**Work required**
Exactly the lines from the start of the data below through the line that contains "231, 244, 254];" are to be copied, with pictures left out.

----

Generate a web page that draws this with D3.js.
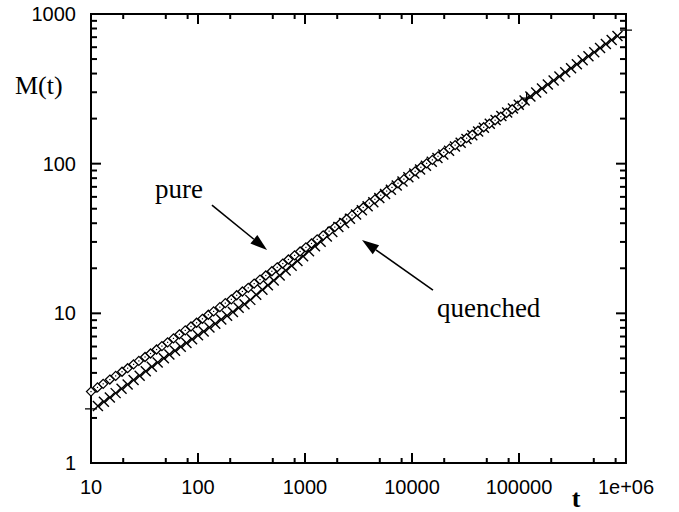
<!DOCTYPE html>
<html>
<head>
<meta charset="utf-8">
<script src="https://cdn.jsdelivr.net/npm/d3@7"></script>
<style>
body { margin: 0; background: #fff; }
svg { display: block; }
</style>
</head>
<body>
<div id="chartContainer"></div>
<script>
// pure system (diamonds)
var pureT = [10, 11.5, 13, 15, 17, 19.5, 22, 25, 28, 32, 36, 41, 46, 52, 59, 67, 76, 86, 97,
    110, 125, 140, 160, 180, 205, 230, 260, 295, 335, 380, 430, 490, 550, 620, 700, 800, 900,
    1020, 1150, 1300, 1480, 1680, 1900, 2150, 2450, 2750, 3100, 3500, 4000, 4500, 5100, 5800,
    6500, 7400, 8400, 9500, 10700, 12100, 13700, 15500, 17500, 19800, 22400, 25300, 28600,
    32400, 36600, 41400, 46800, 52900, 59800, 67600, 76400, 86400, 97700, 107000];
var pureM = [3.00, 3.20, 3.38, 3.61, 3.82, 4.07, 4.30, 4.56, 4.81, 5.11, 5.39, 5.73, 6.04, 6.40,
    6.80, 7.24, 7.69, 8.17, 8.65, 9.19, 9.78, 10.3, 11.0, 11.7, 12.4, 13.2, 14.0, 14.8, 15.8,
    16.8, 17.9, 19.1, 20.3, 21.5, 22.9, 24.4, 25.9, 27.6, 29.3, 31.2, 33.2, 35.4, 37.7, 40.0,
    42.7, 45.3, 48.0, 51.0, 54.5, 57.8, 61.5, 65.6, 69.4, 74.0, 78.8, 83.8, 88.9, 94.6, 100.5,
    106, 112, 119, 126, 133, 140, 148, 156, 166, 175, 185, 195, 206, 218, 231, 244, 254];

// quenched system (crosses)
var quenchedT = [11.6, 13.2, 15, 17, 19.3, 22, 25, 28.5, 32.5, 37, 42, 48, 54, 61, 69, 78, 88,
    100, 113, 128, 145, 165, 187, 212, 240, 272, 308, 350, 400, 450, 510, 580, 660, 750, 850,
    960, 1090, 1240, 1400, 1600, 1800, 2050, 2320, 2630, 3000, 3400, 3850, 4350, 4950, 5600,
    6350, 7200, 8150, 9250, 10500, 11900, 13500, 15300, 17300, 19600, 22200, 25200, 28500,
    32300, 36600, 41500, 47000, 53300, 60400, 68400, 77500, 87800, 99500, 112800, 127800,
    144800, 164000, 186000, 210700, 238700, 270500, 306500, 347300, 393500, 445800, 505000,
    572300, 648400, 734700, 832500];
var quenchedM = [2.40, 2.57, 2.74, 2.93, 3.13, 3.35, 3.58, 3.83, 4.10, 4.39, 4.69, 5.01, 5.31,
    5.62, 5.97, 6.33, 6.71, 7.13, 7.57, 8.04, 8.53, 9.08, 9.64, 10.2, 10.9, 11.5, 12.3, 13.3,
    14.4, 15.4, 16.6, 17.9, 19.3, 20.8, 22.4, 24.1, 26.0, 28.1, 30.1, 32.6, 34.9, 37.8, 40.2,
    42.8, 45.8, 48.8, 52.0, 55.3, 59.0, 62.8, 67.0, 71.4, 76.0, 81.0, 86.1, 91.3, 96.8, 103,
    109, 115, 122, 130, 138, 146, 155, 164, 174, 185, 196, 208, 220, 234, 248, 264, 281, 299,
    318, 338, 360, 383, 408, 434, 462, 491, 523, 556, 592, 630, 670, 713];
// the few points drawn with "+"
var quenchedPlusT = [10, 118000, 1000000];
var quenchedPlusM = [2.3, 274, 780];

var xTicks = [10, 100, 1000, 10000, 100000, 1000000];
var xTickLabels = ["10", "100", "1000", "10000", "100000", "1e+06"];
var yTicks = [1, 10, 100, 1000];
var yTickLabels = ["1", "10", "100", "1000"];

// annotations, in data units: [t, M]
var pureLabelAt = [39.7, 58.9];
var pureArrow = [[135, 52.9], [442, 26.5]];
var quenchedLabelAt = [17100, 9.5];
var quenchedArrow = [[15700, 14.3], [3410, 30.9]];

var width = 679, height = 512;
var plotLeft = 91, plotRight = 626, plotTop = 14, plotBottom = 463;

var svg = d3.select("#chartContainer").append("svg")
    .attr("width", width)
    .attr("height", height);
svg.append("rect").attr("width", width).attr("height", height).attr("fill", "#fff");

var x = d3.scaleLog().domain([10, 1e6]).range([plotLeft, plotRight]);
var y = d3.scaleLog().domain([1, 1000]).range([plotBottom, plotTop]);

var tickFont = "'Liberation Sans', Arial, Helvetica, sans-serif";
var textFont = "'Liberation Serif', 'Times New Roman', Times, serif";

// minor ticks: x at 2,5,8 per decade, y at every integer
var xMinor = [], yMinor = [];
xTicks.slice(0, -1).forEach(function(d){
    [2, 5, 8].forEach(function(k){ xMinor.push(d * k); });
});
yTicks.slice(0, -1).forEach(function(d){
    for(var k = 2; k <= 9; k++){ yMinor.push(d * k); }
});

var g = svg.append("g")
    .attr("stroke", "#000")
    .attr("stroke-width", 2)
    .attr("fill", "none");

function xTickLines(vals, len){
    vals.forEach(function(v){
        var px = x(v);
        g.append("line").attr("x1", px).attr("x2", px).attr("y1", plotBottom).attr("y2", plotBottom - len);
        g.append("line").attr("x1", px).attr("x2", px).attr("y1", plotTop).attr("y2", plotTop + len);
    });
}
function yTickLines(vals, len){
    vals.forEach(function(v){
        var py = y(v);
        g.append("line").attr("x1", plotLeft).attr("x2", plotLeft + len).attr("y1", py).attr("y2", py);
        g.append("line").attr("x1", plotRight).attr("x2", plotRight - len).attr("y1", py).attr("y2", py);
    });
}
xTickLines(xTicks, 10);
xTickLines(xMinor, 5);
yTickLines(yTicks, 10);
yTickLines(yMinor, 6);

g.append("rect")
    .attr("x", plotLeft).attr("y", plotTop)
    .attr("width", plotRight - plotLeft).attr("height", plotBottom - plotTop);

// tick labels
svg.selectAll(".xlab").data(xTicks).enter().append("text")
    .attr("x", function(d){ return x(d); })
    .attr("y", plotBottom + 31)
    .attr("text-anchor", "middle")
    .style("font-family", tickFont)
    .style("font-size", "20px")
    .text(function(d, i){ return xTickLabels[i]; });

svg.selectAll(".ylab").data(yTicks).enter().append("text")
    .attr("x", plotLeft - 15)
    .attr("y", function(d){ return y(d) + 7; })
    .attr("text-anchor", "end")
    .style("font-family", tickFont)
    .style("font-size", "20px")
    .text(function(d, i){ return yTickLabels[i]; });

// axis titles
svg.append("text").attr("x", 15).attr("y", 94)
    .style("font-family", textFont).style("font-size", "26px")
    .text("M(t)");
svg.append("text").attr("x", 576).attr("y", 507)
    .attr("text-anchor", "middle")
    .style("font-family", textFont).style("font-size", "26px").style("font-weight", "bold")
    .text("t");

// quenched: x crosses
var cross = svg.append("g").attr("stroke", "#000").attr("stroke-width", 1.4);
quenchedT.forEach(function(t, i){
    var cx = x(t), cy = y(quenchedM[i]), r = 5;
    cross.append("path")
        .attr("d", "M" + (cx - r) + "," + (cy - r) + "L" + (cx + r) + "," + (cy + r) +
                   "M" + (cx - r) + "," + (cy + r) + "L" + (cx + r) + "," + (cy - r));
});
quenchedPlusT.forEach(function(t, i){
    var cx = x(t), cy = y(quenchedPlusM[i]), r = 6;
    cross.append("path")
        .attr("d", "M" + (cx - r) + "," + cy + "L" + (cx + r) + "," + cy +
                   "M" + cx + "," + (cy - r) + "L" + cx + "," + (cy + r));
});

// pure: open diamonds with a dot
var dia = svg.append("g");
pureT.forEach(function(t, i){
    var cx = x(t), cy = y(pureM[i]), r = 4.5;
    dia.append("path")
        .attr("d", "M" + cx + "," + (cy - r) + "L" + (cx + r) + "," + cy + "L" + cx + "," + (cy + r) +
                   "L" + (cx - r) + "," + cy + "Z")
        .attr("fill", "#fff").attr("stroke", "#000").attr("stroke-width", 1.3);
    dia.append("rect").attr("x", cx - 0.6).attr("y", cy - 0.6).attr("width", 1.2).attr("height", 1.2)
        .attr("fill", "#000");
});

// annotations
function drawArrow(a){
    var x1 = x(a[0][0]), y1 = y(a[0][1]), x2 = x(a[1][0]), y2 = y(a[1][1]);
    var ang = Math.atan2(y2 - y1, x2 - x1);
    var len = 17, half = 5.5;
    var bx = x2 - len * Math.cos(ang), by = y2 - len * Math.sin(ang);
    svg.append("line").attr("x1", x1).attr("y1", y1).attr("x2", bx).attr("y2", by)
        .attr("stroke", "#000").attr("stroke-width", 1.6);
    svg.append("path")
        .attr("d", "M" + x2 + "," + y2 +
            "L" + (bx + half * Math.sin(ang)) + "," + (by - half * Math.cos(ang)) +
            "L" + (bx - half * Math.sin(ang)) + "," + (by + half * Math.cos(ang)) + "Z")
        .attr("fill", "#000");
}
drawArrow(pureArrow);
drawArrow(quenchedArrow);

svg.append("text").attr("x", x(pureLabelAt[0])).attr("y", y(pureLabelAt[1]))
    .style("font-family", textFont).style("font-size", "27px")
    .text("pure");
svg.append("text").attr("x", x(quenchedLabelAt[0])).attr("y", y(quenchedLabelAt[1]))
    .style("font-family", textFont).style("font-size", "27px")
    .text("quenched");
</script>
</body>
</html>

----

**Final answer**
Generate a web page that draws this with D3.js.
<!DOCTYPE html>
<html>
<head>
<meta charset="utf-8">
<script src="https://cdn.jsdelivr.net/npm/d3@7"></script>
<style>
body { margin: 0; background: #fff; }
svg { display: block; }
</style>
</head>
<body>
<div id="chartContainer"></div>
<script>
// pure system (diamonds)
var pureT = [10, 11.5, 13, 15, 17, 19.5, 22, 25, 28, 32, 36, 41, 46, 52, 59, 67, 76, 86, 97,
    110, 125, 140, 160, 180, 205, 230, 260, 295, 335, 380, 430, 490, 550, 620, 700, 800, 900,
    1020, 1150, 1300, 1480, 1680, 1900, 2150, 2450, 2750, 3100, 3500, 4000, 4500, 5100, 5800,
    6500, 7400, 8400, 9500, 10700, 12100, 13700, 15500, 17500, 19800, 22400, 25300, 28600,
    32400, 36600, 41400, 46800, 52900, 59800, 67600, 76400, 86400, 97700, 107000];
var pureM = [3.00, 3.20, 3.38, 3.61, 3.82, 4.07, 4.30, 4.56, 4.81, 5.11, 5.39, 5.73, 6.04, 6.40,
    6.80, 7.24, 7.69, 8.17, 8.65, 9.19, 9.78, 10.3, 11.0, 11.7, 12.4, 13.2, 14.0, 14.8, 15.8,
    16.8, 17.9, 19.1, 20.3, 21.5, 22.9, 24.4, 25.9, 27.6, 29.3, 31.2, 33.2, 35.4, 37.7, 40.0,
    42.7, 45.3, 48.0, 51.0, 54.5, 57.8, 61.5, 65.6, 69.4, 74.0, 78.8, 83.8, 88.9, 94.6, 100.5,
    106, 112, 119, 126, 133, 140, 148, 156, 166, 175, 185, 195, 206, 218, 231, 244, 254];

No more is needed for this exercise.